Reproduce the listing below from the line with "What React, TypeScript" to the line with "const ratioLevel = 5000;", both lines included, character for character, minus any pictures.

EXCERPTED RECORDS:
········

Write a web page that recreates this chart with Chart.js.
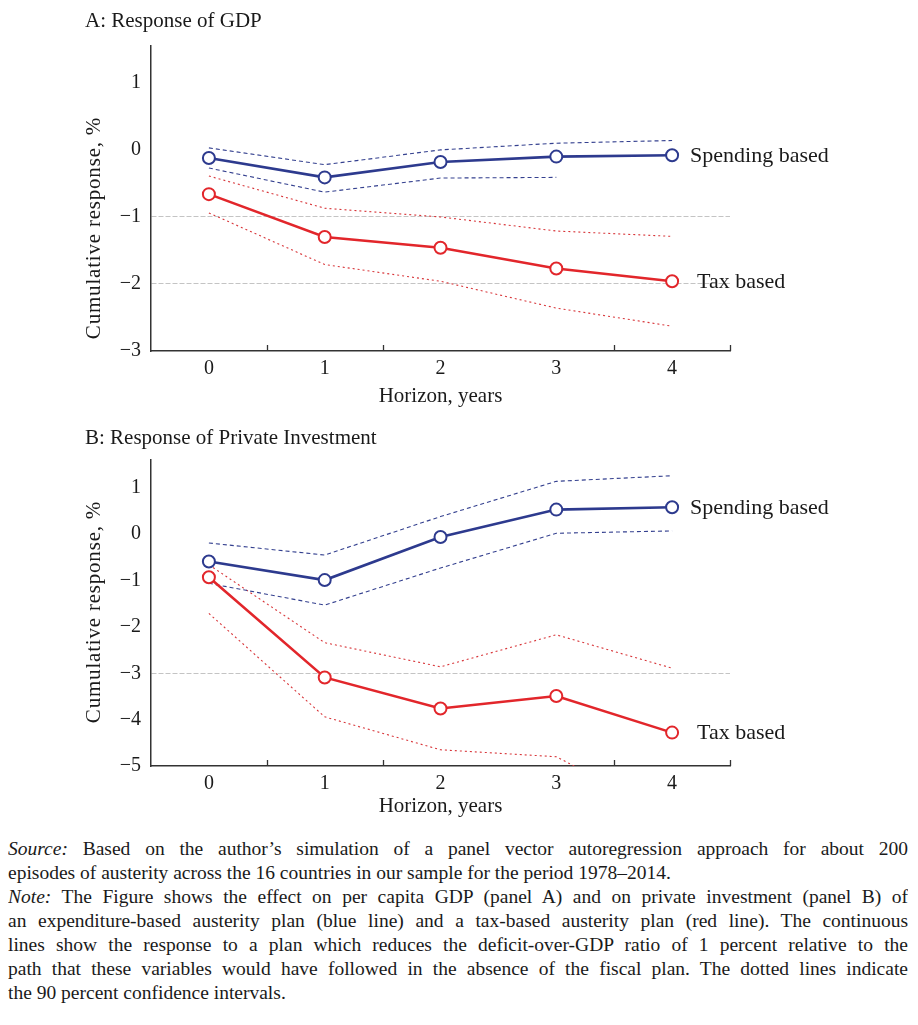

········

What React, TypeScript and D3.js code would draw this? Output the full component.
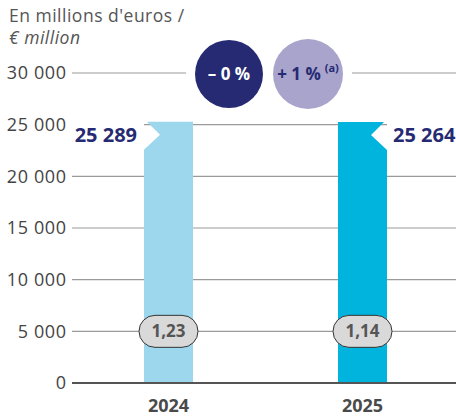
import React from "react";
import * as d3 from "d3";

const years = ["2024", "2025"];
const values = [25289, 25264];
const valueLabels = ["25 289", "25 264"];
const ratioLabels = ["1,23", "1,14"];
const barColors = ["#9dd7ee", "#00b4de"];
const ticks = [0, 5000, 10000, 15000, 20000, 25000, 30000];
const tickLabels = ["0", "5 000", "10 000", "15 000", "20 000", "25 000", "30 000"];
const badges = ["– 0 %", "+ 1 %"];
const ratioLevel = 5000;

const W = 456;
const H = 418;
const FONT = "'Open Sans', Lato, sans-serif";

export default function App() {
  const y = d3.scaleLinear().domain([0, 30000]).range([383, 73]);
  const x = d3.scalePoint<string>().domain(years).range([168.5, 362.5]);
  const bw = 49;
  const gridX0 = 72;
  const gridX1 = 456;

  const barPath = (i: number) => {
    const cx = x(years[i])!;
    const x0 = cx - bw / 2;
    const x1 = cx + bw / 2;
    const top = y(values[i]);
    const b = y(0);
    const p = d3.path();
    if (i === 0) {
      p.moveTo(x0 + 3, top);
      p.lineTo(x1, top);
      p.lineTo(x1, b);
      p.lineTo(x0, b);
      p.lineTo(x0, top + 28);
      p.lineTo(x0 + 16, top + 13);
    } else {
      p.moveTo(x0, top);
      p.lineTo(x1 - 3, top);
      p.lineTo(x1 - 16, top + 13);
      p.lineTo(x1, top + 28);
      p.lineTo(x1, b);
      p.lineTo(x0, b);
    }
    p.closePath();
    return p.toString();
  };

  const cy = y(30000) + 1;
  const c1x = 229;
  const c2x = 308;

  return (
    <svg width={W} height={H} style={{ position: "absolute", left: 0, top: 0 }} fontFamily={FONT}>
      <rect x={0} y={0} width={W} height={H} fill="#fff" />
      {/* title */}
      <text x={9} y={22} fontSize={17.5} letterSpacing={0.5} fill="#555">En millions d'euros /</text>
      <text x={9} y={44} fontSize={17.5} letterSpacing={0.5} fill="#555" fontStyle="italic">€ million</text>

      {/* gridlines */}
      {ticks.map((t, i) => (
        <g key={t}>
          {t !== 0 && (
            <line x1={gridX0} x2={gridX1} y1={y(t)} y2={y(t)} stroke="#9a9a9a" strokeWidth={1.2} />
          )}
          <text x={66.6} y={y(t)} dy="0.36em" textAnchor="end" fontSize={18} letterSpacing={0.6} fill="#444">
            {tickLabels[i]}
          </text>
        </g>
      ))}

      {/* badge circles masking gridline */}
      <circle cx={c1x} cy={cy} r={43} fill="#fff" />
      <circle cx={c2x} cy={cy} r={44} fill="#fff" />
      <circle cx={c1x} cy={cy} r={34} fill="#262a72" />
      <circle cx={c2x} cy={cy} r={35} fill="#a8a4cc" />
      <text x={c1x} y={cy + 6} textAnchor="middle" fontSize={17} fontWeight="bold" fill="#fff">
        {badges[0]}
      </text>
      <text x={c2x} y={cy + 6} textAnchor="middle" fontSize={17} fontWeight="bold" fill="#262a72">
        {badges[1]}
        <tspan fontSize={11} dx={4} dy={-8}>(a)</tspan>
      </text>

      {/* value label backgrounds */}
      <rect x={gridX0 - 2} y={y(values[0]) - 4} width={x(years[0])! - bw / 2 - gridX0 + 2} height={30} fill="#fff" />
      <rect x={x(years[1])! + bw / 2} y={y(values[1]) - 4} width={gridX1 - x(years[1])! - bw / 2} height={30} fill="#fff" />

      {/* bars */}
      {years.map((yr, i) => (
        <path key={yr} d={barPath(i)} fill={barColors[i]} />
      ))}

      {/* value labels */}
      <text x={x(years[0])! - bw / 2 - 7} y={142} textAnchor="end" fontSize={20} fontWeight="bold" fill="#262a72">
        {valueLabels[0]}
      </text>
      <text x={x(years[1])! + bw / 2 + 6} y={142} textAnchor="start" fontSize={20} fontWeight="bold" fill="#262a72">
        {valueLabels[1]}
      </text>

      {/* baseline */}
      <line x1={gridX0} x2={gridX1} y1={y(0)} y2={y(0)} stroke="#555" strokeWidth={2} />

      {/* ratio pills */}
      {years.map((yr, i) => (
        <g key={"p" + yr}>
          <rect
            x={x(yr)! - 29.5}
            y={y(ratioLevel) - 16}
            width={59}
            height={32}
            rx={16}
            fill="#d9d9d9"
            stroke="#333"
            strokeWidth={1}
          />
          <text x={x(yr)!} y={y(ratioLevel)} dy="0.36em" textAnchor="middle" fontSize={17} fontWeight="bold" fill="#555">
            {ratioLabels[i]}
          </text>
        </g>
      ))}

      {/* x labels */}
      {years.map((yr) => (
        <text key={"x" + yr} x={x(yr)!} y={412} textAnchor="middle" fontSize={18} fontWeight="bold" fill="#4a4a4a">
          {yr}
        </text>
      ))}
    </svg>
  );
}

········

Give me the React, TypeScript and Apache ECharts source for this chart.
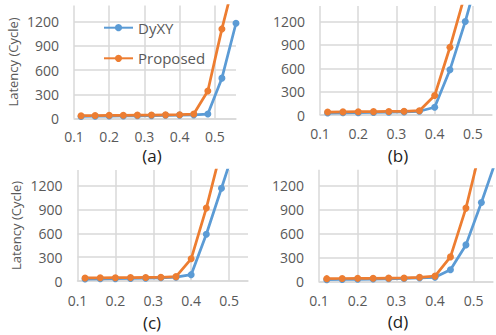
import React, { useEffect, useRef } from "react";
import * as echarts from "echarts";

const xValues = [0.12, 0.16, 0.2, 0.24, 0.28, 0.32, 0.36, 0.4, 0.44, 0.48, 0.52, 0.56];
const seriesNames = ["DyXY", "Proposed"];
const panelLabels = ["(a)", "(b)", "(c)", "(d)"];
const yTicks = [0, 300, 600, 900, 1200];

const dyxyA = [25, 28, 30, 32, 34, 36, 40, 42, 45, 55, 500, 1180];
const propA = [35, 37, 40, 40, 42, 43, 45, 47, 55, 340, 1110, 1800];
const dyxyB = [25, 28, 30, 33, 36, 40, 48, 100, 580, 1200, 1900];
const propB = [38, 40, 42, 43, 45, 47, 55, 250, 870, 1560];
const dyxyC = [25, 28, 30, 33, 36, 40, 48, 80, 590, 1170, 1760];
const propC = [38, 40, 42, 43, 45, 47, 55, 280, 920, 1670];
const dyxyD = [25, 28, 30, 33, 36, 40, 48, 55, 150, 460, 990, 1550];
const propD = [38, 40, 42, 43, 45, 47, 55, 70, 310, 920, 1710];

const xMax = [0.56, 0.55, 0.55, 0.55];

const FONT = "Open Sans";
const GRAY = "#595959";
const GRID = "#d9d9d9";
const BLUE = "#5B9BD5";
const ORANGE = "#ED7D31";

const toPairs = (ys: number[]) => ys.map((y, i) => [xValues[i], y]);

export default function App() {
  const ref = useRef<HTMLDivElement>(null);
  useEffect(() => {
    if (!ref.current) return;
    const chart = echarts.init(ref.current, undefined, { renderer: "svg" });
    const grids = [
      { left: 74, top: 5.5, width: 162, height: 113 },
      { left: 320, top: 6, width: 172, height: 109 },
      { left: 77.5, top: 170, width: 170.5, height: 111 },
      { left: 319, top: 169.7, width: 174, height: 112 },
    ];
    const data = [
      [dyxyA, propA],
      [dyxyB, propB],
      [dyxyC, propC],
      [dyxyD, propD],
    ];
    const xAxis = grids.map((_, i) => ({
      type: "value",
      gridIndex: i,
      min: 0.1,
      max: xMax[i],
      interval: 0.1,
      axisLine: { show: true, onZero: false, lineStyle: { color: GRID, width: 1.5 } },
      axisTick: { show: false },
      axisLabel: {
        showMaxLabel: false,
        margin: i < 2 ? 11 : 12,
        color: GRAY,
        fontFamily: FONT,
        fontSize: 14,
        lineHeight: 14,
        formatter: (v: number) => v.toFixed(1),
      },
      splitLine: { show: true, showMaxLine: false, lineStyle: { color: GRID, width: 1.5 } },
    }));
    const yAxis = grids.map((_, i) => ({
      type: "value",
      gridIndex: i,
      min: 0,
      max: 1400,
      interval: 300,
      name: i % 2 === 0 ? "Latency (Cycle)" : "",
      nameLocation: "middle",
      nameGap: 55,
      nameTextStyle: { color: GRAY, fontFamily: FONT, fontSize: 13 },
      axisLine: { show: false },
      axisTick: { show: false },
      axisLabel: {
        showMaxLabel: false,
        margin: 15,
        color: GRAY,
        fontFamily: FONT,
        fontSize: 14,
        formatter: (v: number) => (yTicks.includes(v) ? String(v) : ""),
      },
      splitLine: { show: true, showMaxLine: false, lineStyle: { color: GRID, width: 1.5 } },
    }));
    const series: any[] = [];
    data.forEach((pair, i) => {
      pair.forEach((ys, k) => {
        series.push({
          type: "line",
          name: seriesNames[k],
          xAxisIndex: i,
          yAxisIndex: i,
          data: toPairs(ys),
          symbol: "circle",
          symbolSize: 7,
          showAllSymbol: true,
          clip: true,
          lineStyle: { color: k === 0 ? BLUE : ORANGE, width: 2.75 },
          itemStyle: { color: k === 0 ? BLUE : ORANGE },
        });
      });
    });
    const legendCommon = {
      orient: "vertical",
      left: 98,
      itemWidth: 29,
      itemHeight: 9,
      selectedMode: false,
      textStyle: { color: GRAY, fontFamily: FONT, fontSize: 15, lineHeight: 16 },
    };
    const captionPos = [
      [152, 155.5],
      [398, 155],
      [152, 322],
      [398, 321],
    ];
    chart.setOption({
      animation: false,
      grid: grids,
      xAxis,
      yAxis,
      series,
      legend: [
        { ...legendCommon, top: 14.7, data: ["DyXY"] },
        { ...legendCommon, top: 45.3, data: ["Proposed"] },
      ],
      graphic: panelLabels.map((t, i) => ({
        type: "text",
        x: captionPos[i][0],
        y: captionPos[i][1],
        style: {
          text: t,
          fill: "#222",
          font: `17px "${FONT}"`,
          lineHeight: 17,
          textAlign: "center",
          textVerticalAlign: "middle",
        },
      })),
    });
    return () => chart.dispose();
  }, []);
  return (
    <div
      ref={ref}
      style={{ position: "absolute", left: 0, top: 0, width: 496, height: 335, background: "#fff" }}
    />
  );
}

········

EXERCISE RESPONSE:
What React, TypeScript and D3.js code would draw this? Output the full component.
import React from "react";
import * as d3 from "d3";

const years = ["2024", "2025"];
const values = [25289, 25264];
const valueLabels = ["25 289", "25 264"];
const ratioLabels = ["1,23", "1,14"];
const barColors = ["#9dd7ee", "#00b4de"];
const ticks = [0, 5000, 10000, 15000, 20000, 25000, 30000];
const tickLabels = ["0", "5 000", "10 000", "15 000", "20 000", "25 000", "30 000"];
const badges = ["– 0 %", "+ 1 %"];
const ratioLevel = 5000;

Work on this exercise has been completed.